Stated goal =>
Extract each line of the material that follows exactly and omit its pictures.
____ Dataset excerpt
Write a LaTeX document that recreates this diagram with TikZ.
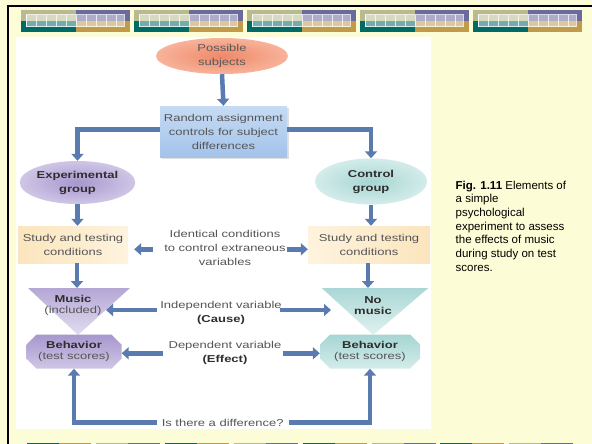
\documentclass[tikz,border=0pt]{standalone}
\usepackage{fontspec}
\setmainfont{Liberation Sans}
\newfontfamily\flowfont[FakeStretch=1.3]{Liberation Sans}
\usetikzlibrary{arrows.meta,shapes.misc,shapes.geometric,shadows}
\definecolor{bgc}{HTML}{FCFCD6}
\definecolor{olivec}{HTML}{B9BA8F}
\definecolor{purpc}{HTML}{6A6A9E}
\definecolor{tealc}{HTML}{006B66}
\definecolor{goldc}{HTML}{C19B4A}
\definecolor{arrc}{HTML}{5A7BB0}
\definecolor{txtc}{HTML}{555555}
\definecolor{btxtc}{HTML}{2E2E2E}
\definecolor{salmonA}{HTML}{F08868}
\definecolor{salmonB}{HTML}{F7B39A}
\definecolor{blueA}{HTML}{A3C3EA}
\definecolor{blueB}{HTML}{C6DBF4}
\definecolor{purA}{HTML}{A797CD}
\definecolor{purB}{HTML}{CFC6E6}
\definecolor{tlA}{HTML}{A6D5D3}
\definecolor{tlB}{HTML}{D3ECEA}
\definecolor{creamA}{HTML}{FBE5BD}
\definecolor{creamB}{HTML}{FEF3DE}
\begin{document}
\begin{tikzpicture}[x=1pt,y=-1pt,
  ftxt/.style={font=\flowfont\fontsize{10}{14}\selectfont, text=txtc, align=center, inner sep=0pt},
  tight/.style={font=\flowfont\fontsize{10}{11}\selectfont},
  ell/.style={ellipse, inner sep=0pt, draw=none},
  conn/.style={draw=arrc, line width=4.5pt, -{Triangle[width=12pt,length=7pt]}},
  capt/.style={font=\fontsize{11.5}{13.7}\selectfont, text=black, align=left, inner sep=0pt}
]
\useasboundingbox (0,0) rectangle (592,444);
\fill[bgc] (0,0) rectangle (592,444);
% frame
\draw[line width=2pt, black] (8.3,450) -- (8.3,6) -- (600,6);
% top banner
\foreach \i in {0,...,4}{
  \pgfmathsetmacro{\xa}{21+113*\i}
  \fill[olivec] (\xa,10) rectangle ++(54.5,11);
  \fill[purpc] (\xa+54.5,10) rectangle ++(54.5,11);
  \fill[tealc] (\xa,21) rectangle ++(54.5,11);
  \fill[goldc] (\xa+54.5,21) rectangle ++(54.5,11);
  \fill[white,opacity=0.45] (\xa+5,14.7) rectangle (\xa+103,26.7);
  \foreach \k in {0,...,9}{
    \draw[white,opacity=0.75,line width=0.6pt] (\xa+5+10*\k,14.7) -- ++(0,12);
  }
  \draw[white,opacity=0.75,line width=0.6pt] (\xa+5,14.7) rectangle (\xa+103,26.7);
}
% bottom banner
\foreach \k/\ca/\cb in {0/tealc/goldc,1/olivec/purpc,2/tealc/goldc,3/olivec/purpc,4/tealc/goldc,5/olivec/purpc,6/tealc/goldc,7/olivec/purpc}{
  \pgfmathsetmacro{\xb}{27+68.9*\k}
  \fill[\ca] (\xb,442.7) rectangle ++(32,2);
  \fill[\cb] (\xb+32,442.7) rectangle ++(32,2);
}
% white panel
\fill[white] (16,37.5) rectangle (431,428.5);

% shapes
\node[ell, minimum width=132pt, minimum height=36pt, inner color=salmonA, outer color=salmonB, ftxt, text=btxtc!80] (subj) at (222,56) {Possible\\subjects};
\node[rectangle, minimum width=127pt, minimum height=51pt, top color=blueB, bottom color=blueA, ftxt, drop shadow={opacity=0.25, shadow xshift=2pt, shadow yshift=-2pt}] (rand) at (223.5,131.5) {Random assignment\\controls for subject\\differences};
\node[ell, minimum width=115pt, minimum height=43pt, inner color=purA, outer color=purB, ftxt, text=btxtc, font=\flowfont\bfseries\fontsize{10}{14}\selectfont] (expg) at (77.5,182.5) {Experimental\\group};
\node[ell, minimum width=112pt, minimum height=46pt, inner color=tlA, outer color=tlB, ftxt, text=btxtc, font=\flowfont\bfseries\fontsize{10}{14}\selectfont] (ctlg) at (371,181.5) {Control\\group};
\node[rectangle, minimum width=110pt, minimum height=37pt, left color=creamA, right color=creamB, ftxt] (studyL) at (73,244.5) {Study and testing\\conditions};
\node[rectangle, minimum width=122pt, minimum height=37pt, left color=creamB, right color=creamA, ftxt] (studyR) at (369,244.5) {Study and testing\\conditions};
\node[ftxt] (ident) at (225,247.5) {Identical conditions\\to control extraneous\\variables};

% triangles
\shade[top color=purA!85, bottom color=purB!60] (28,288) -- (130,288) -- (78,335) -- cycle;
\shade[top color=tlA!95, bottom color=tlB!70] (321.7,288) -- (428.3,288) -- (373.3,335) -- cycle;
\coordinate (mLtop) at (77,288);
\coordinate (mRtop) at (368,288);
\node[ftxt, tight] (musL) at (73,305.5) {\textbf{\color{btxtc}Music}\\(included)};
\node[ftxt, tight, text=btxtc] (musR) at (373,305.5) {\textbf{No}\\\textbf{music}};
\node[ftxt] (indep) at (221,312.7) {Independent variable\\\textbf{\color{btxtc}(Cause)}};

% behavior
\node[chamfered rectangle, chamfered rectangle xsep=5pt, chamfered rectangle ysep=5pt, minimum width=95pt, minimum height=34pt, inner sep=0pt, top color=purA, bottom color=purB, ftxt, tight] (behL) at (74,351.5) {\textbf{\color{btxtc}Behavior}\\(test scores)};
\node[chamfered rectangle, chamfered rectangle xsep=5pt, chamfered rectangle ysep=5pt, minimum width=100pt, minimum height=34pt, inner sep=0pt, top color=tlA, bottom color=tlB, ftxt, tight] (behR) at (370,351.5) {\textbf{\color{btxtc}Behavior}\\(test scores)};
\node[ftxt] (dep) at (225,353.3) {Dependent variable\\\textbf{\color{btxtc}(Effect)}};
\node[ftxt, inner xsep=5pt] (diff) at (222.7,422.5) {Is there a difference?};

% connectors
\draw[conn] (subj.south) -- (rand.north);
\draw[conn] ([yshift=2pt]rand.west) -| (expg.north);
\draw[conn] ([yshift=2pt]rand.east) -| (ctlg.north);
\draw[conn] (expg.south) -- (expg.south |- studyL.north);
\draw[conn] (ctlg.south) -- (ctlg.south |- studyR.north);
\coordinate (iLs) at (153,249.3);
\coordinate (iRs) at (287,249.3);
\draw[conn, shorten >=6pt] (iLs) -- (studyL.east |- iLs);
\draw[conn] (iRs) -- (studyR.west |- iRs);
\draw[conn] (studyL.south -| mLtop) -- (mLtop);
\draw[conn] (studyR.south -| mRtop) -- (mRtop);
\coordinate (pLs) at (156.7,310);
\coordinate (pLe) at (106,310);
\coordinate (pRs) at (280,310);
\coordinate (pRe) at (331,310);
\draw[conn] (pLs) -- (pLe);
\draw[conn] (pRs) -- (pRe);
\coordinate (dLs) at (163,353.3);
\coordinate (dRs) at (283,353.3);
\draw[conn] (dLs) -- (behL.east |- dLs);
\draw[conn] (dRs) -- (behR.west |- dRs);
\draw[conn] (diff.west) -| (behL.south);
\draw[conn] (diff.east) -| (behR.south);

% caption
\node[capt, anchor=north west] (cap) at (455.5,180.5) {\textbf{Fig. 1.11} Elements of\\a simple\\psychological\\experiment to assess\\the effects of music\\during study on test\\scores.};
\end{tikzpicture}
\end{document}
________
Exercise result =>
Write a LaTeX document that recreates this diagram with TikZ.
\documentclass[tikz,border=0pt]{standalone}
\usepackage{fontspec}
\setmainfont{Liberation Sans}
\newfontfamily\flowfont[FakeStretch=1.3]{Liberation Sans}
\usetikzlibrary{arrows.meta,shapes.misc,shapes.geometric,shadows}
\definecolor{bgc}{HTML}{FCFCD6}
\definecolor{olivec}{HTML}{B9BA8F}
\definecolor{purpc}{HTML}{6A6A9E}
\definecolor{tealc}{HTML}{006B66}
\definecolor{goldc}{HTML}{C19B4A}
\definecolor{arrc}{HTML}{5A7BB0}
\definecolor{txtc}{HTML}{555555}
\definecolor{btxtc}{HTML}{2E2E2E}
\definecolor{salmonA}{HTML}{F08868}
\definecolor{salmonB}{HTML}{F7B39A}
\definecolor{blueA}{HTML}{A3C3EA}
\definecolor{blueB}{HTML}{C6DBF4}
\definecolor{purA}{HTML}{A797CD}
\definecolor{purB}{HTML}{CFC6E6}
\definecolor{tlA}{HTML}{A6D5D3}
\definecolor{tlB}{HTML}{D3ECEA}
\definecolor{creamA}{HTML}{FBE5BD}
\definecolor{creamB}{HTML}{FEF3DE}
\begin{document}
\begin{tikzpicture}[x=1pt,y=-1pt,
  ftxt/.style={font=\flowfont\fontsize{10}{14}\selectfont, text=txtc, align=center, inner sep=0pt},
  tight/.style={font=\flowfont\fontsize{10}{11}\selectfont},
  ell/.style={ellipse, inner sep=0pt, draw=none},
  conn/.style={draw=arrc, line width=4.5pt, -{Triangle[width=12pt,length=7pt]}},
  capt/.style={font=\fontsize{11.5}{13.7}\selectfont, text=black, align=left, inner sep=0pt}
]
\useasboundingbox (0,0) rectangle (592,444);
\fill[bgc] (0,0) rectangle (592,444);
% frame
\draw[line width=2pt, black] (8.3,450) -- (8.3,6) -- (600,6);
% top banner
\foreach \i in {0,...,4}{
  \pgfmathsetmacro{\xa}{21+113*\i}
  \fill[olivec] (\xa,10) rectangle ++(54.5,11);
  \fill[purpc] (\xa+54.5,10) rectangle ++(54.5,11);
  \fill[tealc] (\xa,21) rectangle ++(54.5,11);
  \fill[goldc] (\xa+54.5,21) rectangle ++(54.5,11);
  \fill[white,opacity=0.45] (\xa+5,14.7) rectangle (\xa+103,26.7);
  \foreach \k in {0,...,9}{
    \draw[white,opacity=0.75,line width=0.6pt] (\xa+5+10*\k,14.7) -- ++(0,12);
  }
  \draw[white,opacity=0.75,line width=0.6pt] (\xa+5,14.7) rectangle (\xa+103,26.7);
}
% bottom banner
\foreach \k/\ca/\cb in {0/tealc/goldc,1/olivec/purpc,2/tealc/goldc,3/olivec/purpc,4/tealc/goldc,5/olivec/purpc,6/tealc/goldc,7/olivec/purpc}{
  \pgfmathsetmacro{\xb}{27+68.9*\k}
  \fill[\ca] (\xb,442.7) rectangle ++(32,2);
  \fill[\cb] (\xb+32,442.7) rectangle ++(32,2);
}
% white panel
\fill[white] (16,37.5) rectangle (431,428.5);

% shapes
\node[ell, minimum width=132pt, minimum height=36pt, inner color=salmonA, outer color=salmonB, ftxt, text=btxtc!80] (subj) at (222,56) {Possible\\subjects};
\node[rectangle, minimum width=127pt, minimum height=51pt, top color=blueB, bottom color=blueA, ftxt, drop shadow={opacity=0.25, shadow xshift=2pt, shadow yshift=-2pt}] (rand) at (223.5,131.5) {Random assignment\\controls for subject\\differences};
\node[ell, minimum width=115pt, minimum height=43pt, inner color=purA, outer color=purB, ftxt, text=btxtc, font=\flowfont\bfseries\fontsize{10}{14}\selectfont] (expg) at (77.5,182.5) {Experimental\\group};
\node[ell, minimum width=112pt, minimum height=46pt, inner color=tlA, outer color=tlB, ftxt, text=btxtc, font=\flowfont\bfseries\fontsize{10}{14}\selectfont] (ctlg) at (371,181.5) {Control\\group};
\node[rectangle, minimum width=110pt, minimum height=37pt, left color=creamA, right color=creamB, ftxt] (studyL) at (73,244.5) {Study and testing\\conditions};
\node[rectangle, minimum width=122pt, minimum height=37pt, left color=creamB, right color=creamA, ftxt] (studyR) at (369,244.5) {Study and testing\\conditions};
\node[ftxt] (ident) at (225,247.5) {Identical conditions\\to control extraneous\\variables};

% triangles
\shade[top color=purA!85, bottom color=purB!60] (28,288) -- (130,288) -- (78,335) -- cycle;
\shade[top color=tlA!95, bottom color=tlB!70] (321.7,288) -- (428.3,288) -- (373.3,335) -- cycle;
\coordinate (mLtop) at (77,288);
\coordinate (mRtop) at (368,288);
\node[ftxt, tight] (musL) at (73,305.5) {\textbf{\color{btxtc}Music}\\(included)};
\node[ftxt, tight, text=btxtc] (musR) at (373,305.5) {\textbf{No}\\\textbf{music}};
\node[ftxt] (indep) at (221,312.7) {Independent variable\\\textbf{\color{btxtc}(Cause)}};

% behavior
\node[chamfered rectangle, chamfered rectangle xsep=5pt, chamfered rectangle ysep=5pt, minimum width=95pt, minimum height=34pt, inner sep=0pt, top color=purA, bottom color=purB, ftxt, tight] (behL) at (74,351.5) {\textbf{\color{btxtc}Behavior}\\(test scores)};
\node[chamfered rectangle, chamfered rectangle xsep=5pt, chamfered rectangle ysep=5pt, minimum width=100pt, minimum height=34pt, inner sep=0pt, top color=tlA, bottom color=tlB, ftxt, tight] (behR) at (370,351.5) {\textbf{\color{btxtc}Behavior}\\(test scores)};
\node[ftxt] (dep) at (225,353.3) {Dependent variable\\\textbf{\color{btxtc}(Effect)}};
\node[ftxt, inner xsep=5pt] (diff) at (222.7,422.5) {Is there a difference?};

% connectors
\draw[conn] (subj.south) -- (rand.north);
\draw[conn] ([yshift=2pt]rand.west) -| (expg.north);
\draw[conn] ([yshift=2pt]rand.east) -| (ctlg.north);
\draw[conn] (expg.south) -- (expg.south |- studyL.north);
\draw[conn] (ctlg.south) -- (ctlg.south |- studyR.north);
\coordinate (iLs) at (153,249.3);
\coordinate (iRs) at (287,249.3);
\draw[conn, shorten >=6pt] (iLs) -- (studyL.east |- iLs);
\draw[conn] (iRs) -- (studyR.west |- iRs);
\draw[conn] (studyL.south -| mLtop) -- (mLtop);
\draw[conn] (studyR.south -| mRtop) -- (mRtop);
\coordinate (pLs) at (156.7,310);
\coordinate (pLe) at (106,310);
\coordinate (pRs) at (280,310);
\coordinate (pRe) at (331,310);
\draw[conn] (pLs) -- (pLe);
\draw[conn] (pRs) -- (pRe);
\coordinate (dLs) at (163,353.3);
\coordinate (dRs) at (283,353.3);
\draw[conn] (dLs) -- (behL.east |- dLs);
\draw[conn] (dRs) -- (behR.west |- dRs);
\draw[conn] (diff.west) -| (behL.south);
\draw[conn] (diff.east) -| (behR.south);

% caption
\node[capt, anchor=north west] (cap) at (455.5,180.5) {\textbf{Fig. 1.11} Elements of\\a simple\\psychological\\experiment to assess\\the effects of music\\during study on test\\scores.};
\end{tikzpicture}
\end{document}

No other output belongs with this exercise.